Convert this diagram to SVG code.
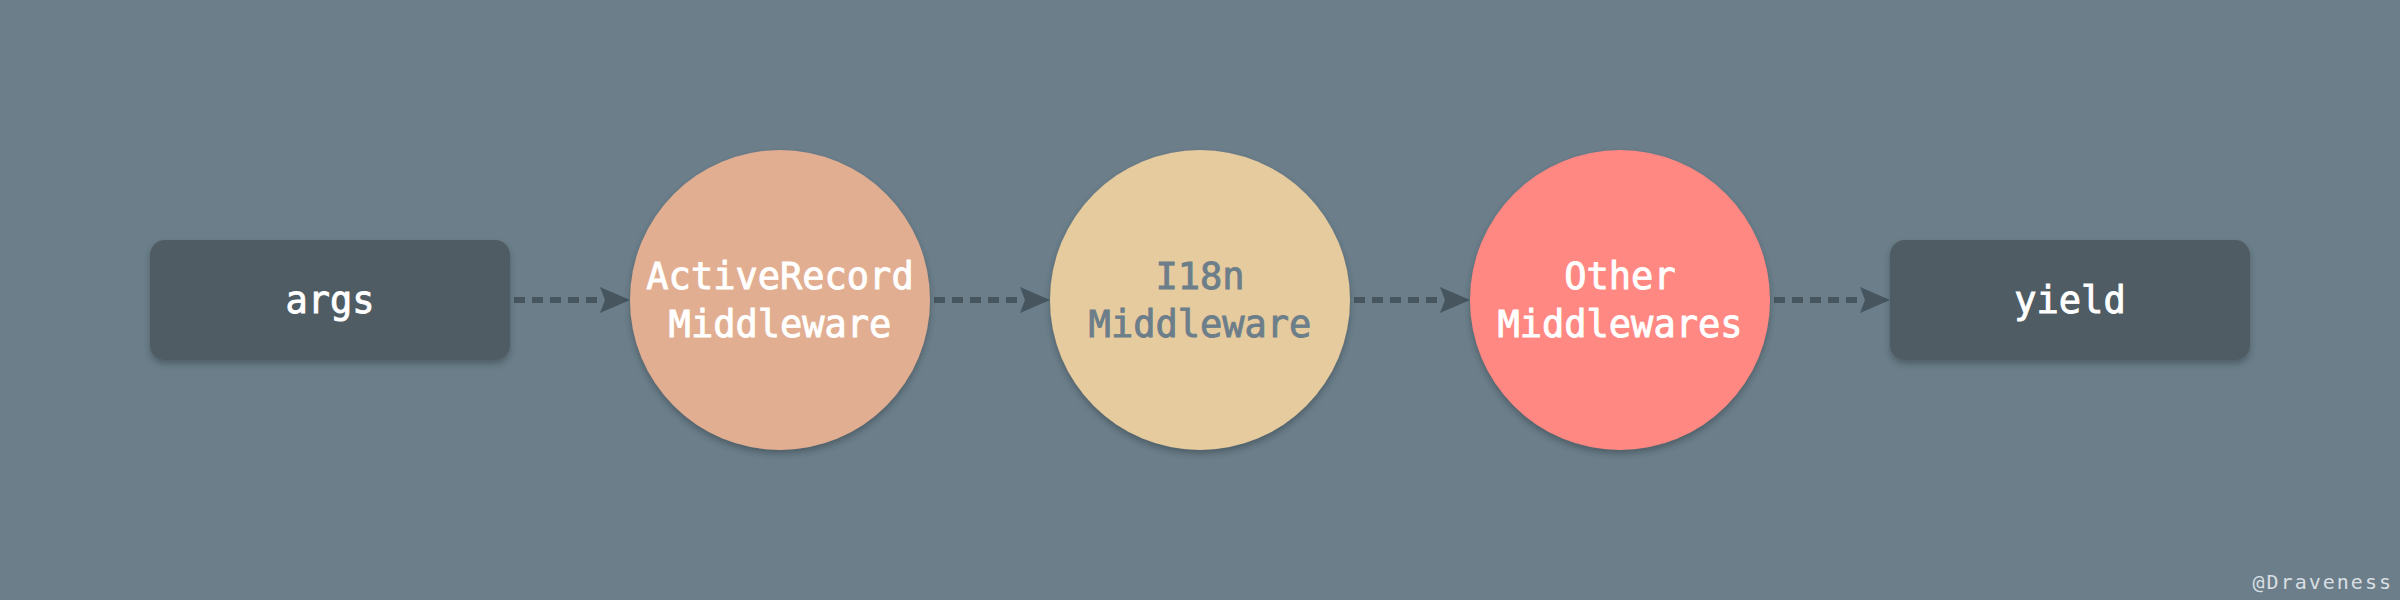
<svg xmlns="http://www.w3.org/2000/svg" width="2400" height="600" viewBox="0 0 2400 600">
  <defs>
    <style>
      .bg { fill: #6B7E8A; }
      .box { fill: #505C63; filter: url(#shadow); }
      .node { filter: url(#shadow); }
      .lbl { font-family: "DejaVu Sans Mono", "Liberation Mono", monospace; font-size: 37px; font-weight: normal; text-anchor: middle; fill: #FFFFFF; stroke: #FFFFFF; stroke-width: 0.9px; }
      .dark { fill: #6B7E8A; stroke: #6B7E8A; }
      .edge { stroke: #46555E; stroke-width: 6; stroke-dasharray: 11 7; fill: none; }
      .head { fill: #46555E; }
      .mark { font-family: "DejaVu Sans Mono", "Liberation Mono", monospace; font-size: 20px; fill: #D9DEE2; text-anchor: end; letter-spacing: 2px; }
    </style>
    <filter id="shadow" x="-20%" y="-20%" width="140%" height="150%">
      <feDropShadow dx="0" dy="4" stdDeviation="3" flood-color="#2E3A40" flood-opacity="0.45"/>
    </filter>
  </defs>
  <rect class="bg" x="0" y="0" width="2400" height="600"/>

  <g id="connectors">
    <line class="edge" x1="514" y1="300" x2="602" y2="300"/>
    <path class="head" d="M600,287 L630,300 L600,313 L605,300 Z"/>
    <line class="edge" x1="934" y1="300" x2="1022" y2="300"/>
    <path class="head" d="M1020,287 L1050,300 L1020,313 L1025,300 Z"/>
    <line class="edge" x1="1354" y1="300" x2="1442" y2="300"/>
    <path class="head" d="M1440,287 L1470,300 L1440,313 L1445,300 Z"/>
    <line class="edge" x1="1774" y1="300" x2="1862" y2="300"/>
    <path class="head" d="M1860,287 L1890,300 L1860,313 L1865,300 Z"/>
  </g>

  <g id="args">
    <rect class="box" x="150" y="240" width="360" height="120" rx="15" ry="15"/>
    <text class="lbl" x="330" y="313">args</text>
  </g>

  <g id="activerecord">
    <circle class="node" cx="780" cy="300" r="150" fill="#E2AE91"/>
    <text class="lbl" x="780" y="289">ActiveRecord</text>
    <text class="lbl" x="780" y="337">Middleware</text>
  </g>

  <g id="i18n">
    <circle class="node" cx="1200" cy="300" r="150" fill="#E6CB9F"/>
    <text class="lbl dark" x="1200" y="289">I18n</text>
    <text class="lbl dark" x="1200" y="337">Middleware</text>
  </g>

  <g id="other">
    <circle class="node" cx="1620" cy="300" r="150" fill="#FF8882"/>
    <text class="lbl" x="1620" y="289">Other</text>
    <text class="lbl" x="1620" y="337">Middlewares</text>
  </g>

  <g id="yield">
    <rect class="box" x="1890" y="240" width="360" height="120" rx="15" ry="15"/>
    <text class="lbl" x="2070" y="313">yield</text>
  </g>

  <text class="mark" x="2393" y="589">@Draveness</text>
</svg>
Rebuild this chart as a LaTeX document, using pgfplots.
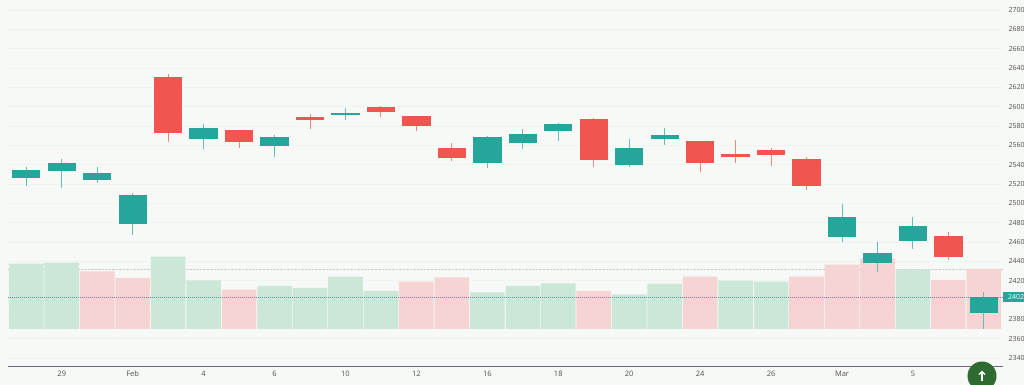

============================================================

### The exercise
Transcribe each entry precisely as given, leaving the pictures out.

### Solution for this problem
Convert this diagram to SVG code.
<svg xmlns="http://www.w3.org/2000/svg" width="2400" height="600" viewBox="0 0 2400 600">
  <defs>
    <style>
      .bg { fill: #6B7E8A; }
      .box { fill: #505C63; filter: url(#shadow); }
      .node { filter: url(#shadow); }
      .lbl { font-family: "DejaVu Sans Mono", "Liberation Mono", monospace; font-size: 37px; font-weight: normal; text-anchor: middle; fill: #FFFFFF; stroke: #FFFFFF; stroke-width: 0.9px; }
      .dark { fill: #6B7E8A; stroke: #6B7E8A; }
      .edge { stroke: #46555E; stroke-width: 6; stroke-dasharray: 11 7; fill: none; }
      .head { fill: #46555E; }
      .mark { font-family: "DejaVu Sans Mono", "Liberation Mono", monospace; font-size: 20px; fill: #D9DEE2; text-anchor: end; letter-spacing: 2px; }
    </style>
    <filter id="shadow" x="-20%" y="-20%" width="140%" height="150%">
      <feDropShadow dx="0" dy="4" stdDeviation="3" flood-color="#2E3A40" flood-opacity="0.45"/>
    </filter>
  </defs>
  <rect class="bg" x="0" y="0" width="2400" height="600"/>

  <g id="connectors">
    <line class="edge" x1="514" y1="300" x2="602" y2="300"/>
    <path class="head" d="M600,287 L630,300 L600,313 L605,300 Z"/>
    <line class="edge" x1="934" y1="300" x2="1022" y2="300"/>
    <path class="head" d="M1020,287 L1050,300 L1020,313 L1025,300 Z"/>
    <line class="edge" x1="1354" y1="300" x2="1442" y2="300"/>
    <path class="head" d="M1440,287 L1470,300 L1440,313 L1445,300 Z"/>
    <line class="edge" x1="1774" y1="300" x2="1862" y2="300"/>
    <path class="head" d="M1860,287 L1890,300 L1860,313 L1865,300 Z"/>
  </g>

  <g id="args">
    <rect class="box" x="150" y="240" width="360" height="120" rx="15" ry="15"/>
    <text class="lbl" x="330" y="313">args</text>
  </g>

  <g id="activerecord">
    <circle class="node" cx="780" cy="300" r="150" fill="#E2AE91"/>
    <text class="lbl" x="780" y="289">ActiveRecord</text>
    <text class="lbl" x="780" y="337">Middleware</text>
  </g>

  <g id="i18n">
    <circle class="node" cx="1200" cy="300" r="150" fill="#E6CB9F"/>
    <text class="lbl dark" x="1200" y="289">I18n</text>
    <text class="lbl dark" x="1200" y="337">Middleware</text>
  </g>

  <g id="other">
    <circle class="node" cx="1620" cy="300" r="150" fill="#FF8882"/>
    <text class="lbl" x="1620" y="289">Other</text>
    <text class="lbl" x="1620" y="337">Middlewares</text>
  </g>

  <g id="yield">
    <rect class="box" x="1890" y="240" width="360" height="120" rx="15" ry="15"/>
    <text class="lbl" x="2070" y="313">yield</text>
  </g>

  <text class="mark" x="2393" y="589">@Draveness</text>
</svg>
Rebuild this chart as a LaTeX document, using pgfplots.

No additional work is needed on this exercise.